REQUIREMENT
Return the material below in full and exactly.

SOURCE MATERIAL
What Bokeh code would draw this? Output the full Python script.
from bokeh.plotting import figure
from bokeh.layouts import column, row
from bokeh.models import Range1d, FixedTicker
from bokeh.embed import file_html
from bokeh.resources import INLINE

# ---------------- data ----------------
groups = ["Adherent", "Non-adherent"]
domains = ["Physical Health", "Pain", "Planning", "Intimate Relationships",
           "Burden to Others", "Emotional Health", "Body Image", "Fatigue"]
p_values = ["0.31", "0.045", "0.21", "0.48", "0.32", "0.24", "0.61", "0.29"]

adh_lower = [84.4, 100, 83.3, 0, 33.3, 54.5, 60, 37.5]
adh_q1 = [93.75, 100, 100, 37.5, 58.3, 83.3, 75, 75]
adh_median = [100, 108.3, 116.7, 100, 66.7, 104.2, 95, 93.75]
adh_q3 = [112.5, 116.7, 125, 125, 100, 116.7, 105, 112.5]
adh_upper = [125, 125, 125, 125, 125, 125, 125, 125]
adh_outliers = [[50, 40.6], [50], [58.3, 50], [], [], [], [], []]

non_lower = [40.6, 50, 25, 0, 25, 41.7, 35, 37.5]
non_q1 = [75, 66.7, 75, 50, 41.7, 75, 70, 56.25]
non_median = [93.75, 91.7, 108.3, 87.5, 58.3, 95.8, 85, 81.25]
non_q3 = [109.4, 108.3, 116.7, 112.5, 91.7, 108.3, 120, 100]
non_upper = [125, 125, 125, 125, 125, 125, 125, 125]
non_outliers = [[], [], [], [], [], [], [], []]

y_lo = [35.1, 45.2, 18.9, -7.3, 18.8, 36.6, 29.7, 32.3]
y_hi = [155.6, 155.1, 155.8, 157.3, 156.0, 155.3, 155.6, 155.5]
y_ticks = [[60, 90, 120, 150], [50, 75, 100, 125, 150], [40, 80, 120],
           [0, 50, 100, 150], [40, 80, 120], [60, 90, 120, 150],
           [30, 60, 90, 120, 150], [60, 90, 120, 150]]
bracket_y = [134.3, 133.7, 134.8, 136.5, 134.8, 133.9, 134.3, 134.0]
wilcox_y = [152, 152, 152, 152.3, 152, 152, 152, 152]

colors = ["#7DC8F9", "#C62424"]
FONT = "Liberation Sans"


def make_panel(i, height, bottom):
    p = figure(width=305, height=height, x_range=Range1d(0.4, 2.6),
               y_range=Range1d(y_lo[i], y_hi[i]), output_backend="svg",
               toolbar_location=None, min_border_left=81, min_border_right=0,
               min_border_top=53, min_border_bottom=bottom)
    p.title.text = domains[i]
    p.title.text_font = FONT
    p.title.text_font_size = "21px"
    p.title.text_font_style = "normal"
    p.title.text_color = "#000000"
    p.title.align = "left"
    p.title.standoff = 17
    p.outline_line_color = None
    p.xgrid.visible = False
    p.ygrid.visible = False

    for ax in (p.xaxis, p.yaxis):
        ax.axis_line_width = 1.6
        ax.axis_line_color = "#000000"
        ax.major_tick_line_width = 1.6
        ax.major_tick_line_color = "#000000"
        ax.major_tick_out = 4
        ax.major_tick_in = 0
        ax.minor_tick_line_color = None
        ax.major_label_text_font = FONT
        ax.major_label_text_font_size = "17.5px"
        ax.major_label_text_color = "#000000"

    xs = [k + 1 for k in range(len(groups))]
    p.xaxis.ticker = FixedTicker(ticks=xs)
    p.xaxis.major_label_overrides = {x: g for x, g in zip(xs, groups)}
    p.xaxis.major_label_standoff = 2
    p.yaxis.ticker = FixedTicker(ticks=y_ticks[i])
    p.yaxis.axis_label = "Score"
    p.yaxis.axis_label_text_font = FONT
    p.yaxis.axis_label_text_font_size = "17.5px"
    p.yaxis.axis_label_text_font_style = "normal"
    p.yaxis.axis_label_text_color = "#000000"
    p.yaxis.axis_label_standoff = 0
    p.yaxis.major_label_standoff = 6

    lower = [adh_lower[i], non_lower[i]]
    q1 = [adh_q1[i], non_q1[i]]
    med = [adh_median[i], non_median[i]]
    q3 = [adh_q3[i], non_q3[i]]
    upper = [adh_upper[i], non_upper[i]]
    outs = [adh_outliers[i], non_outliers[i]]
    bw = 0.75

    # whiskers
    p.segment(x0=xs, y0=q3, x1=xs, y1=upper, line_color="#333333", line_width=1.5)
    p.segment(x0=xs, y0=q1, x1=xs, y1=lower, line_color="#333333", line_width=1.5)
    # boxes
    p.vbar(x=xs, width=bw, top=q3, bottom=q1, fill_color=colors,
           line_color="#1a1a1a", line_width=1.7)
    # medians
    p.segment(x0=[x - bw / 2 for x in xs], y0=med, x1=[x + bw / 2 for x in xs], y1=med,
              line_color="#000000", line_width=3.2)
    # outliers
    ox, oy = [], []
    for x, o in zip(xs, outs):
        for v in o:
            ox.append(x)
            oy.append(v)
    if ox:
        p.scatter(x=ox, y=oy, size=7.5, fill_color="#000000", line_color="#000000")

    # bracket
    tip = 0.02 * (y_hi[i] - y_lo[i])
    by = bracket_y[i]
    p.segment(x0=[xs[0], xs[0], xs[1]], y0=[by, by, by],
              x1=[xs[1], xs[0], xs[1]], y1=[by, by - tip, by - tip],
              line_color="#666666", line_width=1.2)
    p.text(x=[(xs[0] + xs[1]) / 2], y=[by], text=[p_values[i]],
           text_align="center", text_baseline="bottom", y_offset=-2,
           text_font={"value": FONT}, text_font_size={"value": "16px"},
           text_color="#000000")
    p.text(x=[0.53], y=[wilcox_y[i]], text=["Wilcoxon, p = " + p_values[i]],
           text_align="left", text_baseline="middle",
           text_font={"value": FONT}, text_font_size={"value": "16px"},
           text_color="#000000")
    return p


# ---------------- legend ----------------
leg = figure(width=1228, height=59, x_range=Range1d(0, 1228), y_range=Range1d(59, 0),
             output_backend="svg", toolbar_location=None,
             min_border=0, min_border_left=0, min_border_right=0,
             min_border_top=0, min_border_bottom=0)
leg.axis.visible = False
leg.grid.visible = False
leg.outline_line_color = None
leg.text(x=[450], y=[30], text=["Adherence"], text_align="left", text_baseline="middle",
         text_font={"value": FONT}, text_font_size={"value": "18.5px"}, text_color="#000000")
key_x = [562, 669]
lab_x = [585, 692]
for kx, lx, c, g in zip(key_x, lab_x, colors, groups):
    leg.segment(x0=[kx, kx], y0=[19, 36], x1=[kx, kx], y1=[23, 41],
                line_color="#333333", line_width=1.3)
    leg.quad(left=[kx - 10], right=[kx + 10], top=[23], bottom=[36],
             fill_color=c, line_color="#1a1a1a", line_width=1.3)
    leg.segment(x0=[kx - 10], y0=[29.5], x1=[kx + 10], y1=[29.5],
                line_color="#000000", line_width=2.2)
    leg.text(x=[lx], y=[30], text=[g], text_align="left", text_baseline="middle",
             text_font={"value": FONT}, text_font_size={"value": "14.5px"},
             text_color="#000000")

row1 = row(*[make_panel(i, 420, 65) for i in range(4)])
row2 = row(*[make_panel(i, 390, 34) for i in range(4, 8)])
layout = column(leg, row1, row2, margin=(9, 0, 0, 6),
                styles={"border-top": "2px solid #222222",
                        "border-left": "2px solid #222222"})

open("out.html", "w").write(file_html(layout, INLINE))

TASK ANSWER
What Bokeh code would draw this? Output the full Python script.
from bokeh.plotting import figure
from bokeh.layouts import column, row
from bokeh.models import Range1d, FixedTicker
from bokeh.embed import file_html
from bokeh.resources import INLINE

# ---------------- data ----------------
groups = ["Adherent", "Non-adherent"]
domains = ["Physical Health", "Pain", "Planning", "Intimate Relationships",
           "Burden to Others", "Emotional Health", "Body Image", "Fatigue"]
p_values = ["0.31", "0.045", "0.21", "0.48", "0.32", "0.24", "0.61", "0.29"]

adh_lower = [84.4, 100, 83.3, 0, 33.3, 54.5, 60, 37.5]
adh_q1 = [93.75, 100, 100, 37.5, 58.3, 83.3, 75, 75]
adh_median = [100, 108.3, 116.7, 100, 66.7, 104.2, 95, 93.75]
adh_q3 = [112.5, 116.7, 125, 125, 100, 116.7, 105, 112.5]
adh_upper = [125, 125, 125, 125, 125, 125, 125, 125]
adh_outliers = [[50, 40.6], [50], [58.3, 50], [], [], [], [], []]

non_lower = [40.6, 50, 25, 0, 25, 41.7, 35, 37.5]
non_q1 = [75, 66.7, 75, 50, 41.7, 75, 70, 56.25]
non_median = [93.75, 91.7, 108.3, 87.5, 58.3, 95.8, 85, 81.25]
non_q3 = [109.4, 108.3, 116.7, 112.5, 91.7, 108.3, 120, 100]
non_upper = [125, 125, 125, 125, 125, 125, 125, 125]
non_outliers = [[], [], [], [], [], [], [], []]

y_lo = [35.1, 45.2, 18.9, -7.3, 18.8, 36.6, 29.7, 32.3]
y_hi = [155.6, 155.1, 155.8, 157.3, 156.0, 155.3, 155.6, 155.5]
y_ticks = [[60, 90, 120, 150], [50, 75, 100, 125, 150], [40, 80, 120],
           [0, 50, 100, 150], [40, 80, 120], [60, 90, 120, 150],
           [30, 60, 90, 120, 150], [60, 90, 120, 150]]
bracket_y = [134.3, 133.7, 134.8, 136.5, 134.8, 133.9, 134.3, 134.0]
wilcox_y = [152, 152, 152, 152.3, 152, 152, 152, 152]

colors = ["#7DC8F9", "#C62424"]
FONT = "Liberation Sans"


def make_panel(i, height, bottom):
    p = figure(width=305, height=height, x_range=Range1d(0.4, 2.6),
               y_range=Range1d(y_lo[i], y_hi[i]), output_backend="svg",
               toolbar_location=None, min_border_left=81, min_border_right=0,
               min_border_top=53, min_border_bottom=bottom)
    p.title.text = domains[i]
    p.title.text_font = FONT
    p.title.text_font_size = "21px"
    p.title.text_font_style = "normal"
    p.title.text_color = "#000000"
    p.title.align = "left"
    p.title.standoff = 17
    p.outline_line_color = None
    p.xgrid.visible = False
    p.ygrid.visible = False

    for ax in (p.xaxis, p.yaxis):
        ax.axis_line_width = 1.6
        ax.axis_line_color = "#000000"
        ax.major_tick_line_width = 1.6
        ax.major_tick_line_color = "#000000"
        ax.major_tick_out = 4
        ax.major_tick_in = 0
        ax.minor_tick_line_color = None
        ax.major_label_text_font = FONT
        ax.major_label_text_font_size = "17.5px"
        ax.major_label_text_color = "#000000"

    xs = [k + 1 for k in range(len(groups))]
    p.xaxis.ticker = FixedTicker(ticks=xs)
    p.xaxis.major_label_overrides = {x: g for x, g in zip(xs, groups)}
    p.xaxis.major_label_standoff = 2
    p.yaxis.ticker = FixedTicker(ticks=y_ticks[i])
    p.yaxis.axis_label = "Score"
    p.yaxis.axis_label_text_font = FONT
    p.yaxis.axis_label_text_font_size = "17.5px"
    p.yaxis.axis_label_text_font_style = "normal"
    p.yaxis.axis_label_text_color = "#000000"
    p.yaxis.axis_label_standoff = 0
    p.yaxis.major_label_standoff = 6

    lower = [adh_lower[i], non_lower[i]]
    q1 = [adh_q1[i], non_q1[i]]
    med = [adh_median[i], non_median[i]]
    q3 = [adh_q3[i], non_q3[i]]
    upper = [adh_upper[i], non_upper[i]]
    outs = [adh_outliers[i], non_outliers[i]]
    bw = 0.75

    # whiskers
    p.segment(x0=xs, y0=q3, x1=xs, y1=upper, line_color="#333333", line_width=1.5)
    p.segment(x0=xs, y0=q1, x1=xs, y1=lower, line_color="#333333", line_width=1.5)
    # boxes
    p.vbar(x=xs, width=bw, top=q3, bottom=q1, fill_color=colors,
           line_color="#1a1a1a", line_width=1.7)
    # medians
    p.segment(x0=[x - bw / 2 for x in xs], y0=med, x1=[x + bw / 2 for x in xs], y1=med,
              line_color="#000000", line_width=3.2)
    # outliers
    ox, oy = [], []
    for x, o in zip(xs, outs):
        for v in o:
            ox.append(x)
            oy.append(v)
    if ox:
        p.scatter(x=ox, y=oy, size=7.5, fill_color="#000000", line_color="#000000")

    # bracket
    tip = 0.02 * (y_hi[i] - y_lo[i])
    by = bracket_y[i]
    p.segment(x0=[xs[0], xs[0], xs[1]], y0=[by, by, by],
              x1=[xs[1], xs[0], xs[1]], y1=[by, by - tip, by - tip],
              line_color="#666666", line_width=1.2)
    p.text(x=[(xs[0] + xs[1]) / 2], y=[by], text=[p_values[i]],
           text_align="center", text_baseline="bottom", y_offset=-2,
           text_font={"value": FONT}, text_font_size={"value": "16px"},
           text_color="#000000")
    p.text(x=[0.53], y=[wilcox_y[i]], text=["Wilcoxon, p = " + p_values[i]],
           text_align="left", text_baseline="middle",
           text_font={"value": FONT}, text_font_size={"value": "16px"},
           text_color="#000000")
    return p


# ---------------- legend ----------------
leg = figure(width=1228, height=59, x_range=Range1d(0, 1228), y_range=Range1d(59, 0),
             output_backend="svg", toolbar_location=None,
             min_border=0, min_border_left=0, min_border_right=0,
             min_border_top=0, min_border_bottom=0)
leg.axis.visible = False
leg.grid.visible = False
leg.outline_line_color = None
leg.text(x=[450], y=[30], text=["Adherence"], text_align="left", text_baseline="middle",
         text_font={"value": FONT}, text_font_size={"value": "18.5px"}, text_color="#000000")
key_x = [562, 669]
lab_x = [585, 692]
for kx, lx, c, g in zip(key_x, lab_x, colors, groups):
    leg.segment(x0=[kx, kx], y0=[19, 36], x1=[kx, kx], y1=[23, 41],
                line_color="#333333", line_width=1.3)
    leg.quad(left=[kx - 10], right=[kx + 10], top=[23], bottom=[36],
             fill_color=c, line_color="#1a1a1a", line_width=1.3)
    leg.segment(x0=[kx - 10], y0=[29.5], x1=[kx + 10], y1=[29.5],
                line_color="#000000", line_width=2.2)
    leg.text(x=[lx], y=[30], text=[g], text_align="left", text_baseline="middle",
             text_font={"value": FONT}, text_font_size={"value": "14.5px"},
             text_color="#000000")

row1 = row(*[make_panel(i, 420, 65) for i in range(4)])
row2 = row(*[make_panel(i, 390, 34) for i in range(4, 8)])
layout = column(leg, row1, row2, margin=(9, 0, 0, 6),
                styles={"border-top": "2px solid #222222",
                        "border-left": "2px solid #222222"})

open("out.html", "w").write(file_html(layout, INLINE))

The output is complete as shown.